THE REQUEST:
Please pull out every line that includes the string "this".

-- Start of DATA SUPPLIED --

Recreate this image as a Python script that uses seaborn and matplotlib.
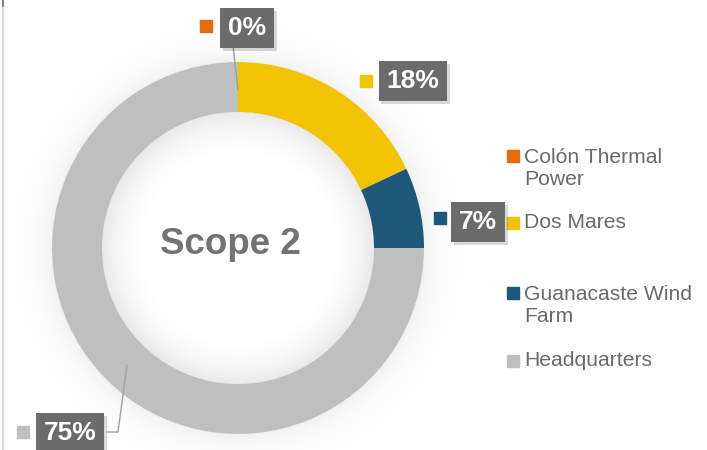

-- End of DATA SUPPLIED --
-- Start of DATA SUPPLIED --

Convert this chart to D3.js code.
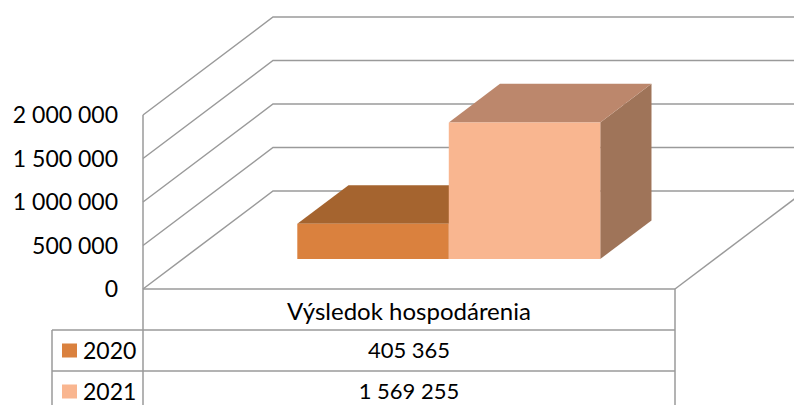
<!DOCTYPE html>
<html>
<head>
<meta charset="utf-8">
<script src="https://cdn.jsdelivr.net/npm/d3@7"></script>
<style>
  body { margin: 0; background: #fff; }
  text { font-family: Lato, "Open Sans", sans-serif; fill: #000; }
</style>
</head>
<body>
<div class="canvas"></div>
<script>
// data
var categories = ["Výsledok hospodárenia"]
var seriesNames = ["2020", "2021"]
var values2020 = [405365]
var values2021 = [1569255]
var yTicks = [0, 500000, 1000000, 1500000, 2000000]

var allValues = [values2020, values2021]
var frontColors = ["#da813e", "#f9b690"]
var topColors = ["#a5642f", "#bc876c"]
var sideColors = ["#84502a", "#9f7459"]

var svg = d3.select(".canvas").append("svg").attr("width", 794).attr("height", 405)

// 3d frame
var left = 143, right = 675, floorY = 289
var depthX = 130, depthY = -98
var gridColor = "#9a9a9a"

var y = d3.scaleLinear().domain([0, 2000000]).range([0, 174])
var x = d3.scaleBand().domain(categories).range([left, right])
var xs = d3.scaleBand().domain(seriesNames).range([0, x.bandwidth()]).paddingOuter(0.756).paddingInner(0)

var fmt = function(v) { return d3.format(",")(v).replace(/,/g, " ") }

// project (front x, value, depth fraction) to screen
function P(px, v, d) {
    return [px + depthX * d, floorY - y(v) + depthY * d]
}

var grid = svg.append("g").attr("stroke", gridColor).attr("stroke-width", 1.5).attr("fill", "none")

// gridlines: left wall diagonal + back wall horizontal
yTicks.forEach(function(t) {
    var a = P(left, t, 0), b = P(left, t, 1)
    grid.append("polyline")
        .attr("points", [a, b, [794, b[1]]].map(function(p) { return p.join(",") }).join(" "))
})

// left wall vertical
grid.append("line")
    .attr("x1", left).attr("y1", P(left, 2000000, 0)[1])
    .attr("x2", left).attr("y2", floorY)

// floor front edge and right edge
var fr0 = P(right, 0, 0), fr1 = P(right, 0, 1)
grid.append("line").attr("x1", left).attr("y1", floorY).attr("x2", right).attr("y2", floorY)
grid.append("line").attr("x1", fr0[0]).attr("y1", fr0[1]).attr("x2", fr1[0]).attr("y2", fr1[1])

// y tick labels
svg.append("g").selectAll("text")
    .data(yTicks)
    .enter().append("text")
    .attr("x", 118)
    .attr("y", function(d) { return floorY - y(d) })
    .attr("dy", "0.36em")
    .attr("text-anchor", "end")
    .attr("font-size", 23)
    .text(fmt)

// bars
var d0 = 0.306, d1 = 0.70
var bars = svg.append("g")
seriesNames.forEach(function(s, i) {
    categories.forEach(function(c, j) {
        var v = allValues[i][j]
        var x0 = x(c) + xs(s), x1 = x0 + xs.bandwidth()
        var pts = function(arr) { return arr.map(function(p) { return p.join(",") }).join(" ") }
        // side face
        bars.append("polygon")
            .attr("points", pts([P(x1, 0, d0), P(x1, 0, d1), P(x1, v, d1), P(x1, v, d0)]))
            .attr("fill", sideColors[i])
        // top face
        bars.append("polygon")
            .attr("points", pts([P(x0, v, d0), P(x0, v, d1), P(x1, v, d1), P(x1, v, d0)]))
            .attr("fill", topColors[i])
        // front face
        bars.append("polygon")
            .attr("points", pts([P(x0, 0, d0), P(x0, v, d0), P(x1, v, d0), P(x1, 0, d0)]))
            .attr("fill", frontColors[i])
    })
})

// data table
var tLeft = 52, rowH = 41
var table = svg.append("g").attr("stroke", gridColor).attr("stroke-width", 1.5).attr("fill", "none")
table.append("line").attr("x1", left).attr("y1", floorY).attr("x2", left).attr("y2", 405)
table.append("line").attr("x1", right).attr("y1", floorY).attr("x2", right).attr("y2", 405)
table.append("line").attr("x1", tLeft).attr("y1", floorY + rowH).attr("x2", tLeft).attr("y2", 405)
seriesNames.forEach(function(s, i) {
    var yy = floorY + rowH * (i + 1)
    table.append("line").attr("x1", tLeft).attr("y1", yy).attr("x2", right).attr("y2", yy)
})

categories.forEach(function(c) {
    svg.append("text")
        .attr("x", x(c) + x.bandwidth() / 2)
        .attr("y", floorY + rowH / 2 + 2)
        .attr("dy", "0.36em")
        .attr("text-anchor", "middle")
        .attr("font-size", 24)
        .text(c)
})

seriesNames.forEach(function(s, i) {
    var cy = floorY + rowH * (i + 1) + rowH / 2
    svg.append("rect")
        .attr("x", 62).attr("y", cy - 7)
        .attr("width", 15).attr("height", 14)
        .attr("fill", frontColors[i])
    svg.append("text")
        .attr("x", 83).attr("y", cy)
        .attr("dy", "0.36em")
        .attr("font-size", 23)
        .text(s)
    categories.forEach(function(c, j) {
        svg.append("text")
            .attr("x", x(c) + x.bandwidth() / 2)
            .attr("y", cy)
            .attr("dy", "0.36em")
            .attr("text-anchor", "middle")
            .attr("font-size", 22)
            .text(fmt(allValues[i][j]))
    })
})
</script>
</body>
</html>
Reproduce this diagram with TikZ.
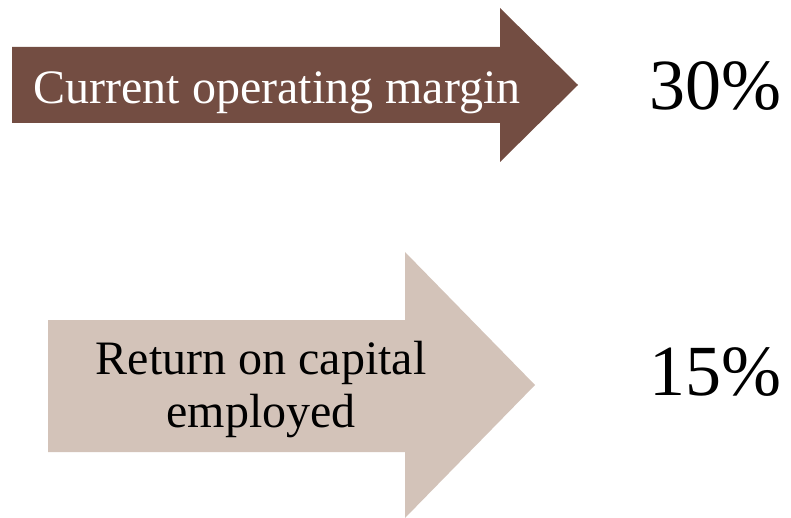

-- End of DATA SUPPLIED --

THE RESULT:
Recreate this image as a Python script that uses seaborn and matplotlib.
Convert this chart to D3.js code.
Reproduce this diagram with TikZ.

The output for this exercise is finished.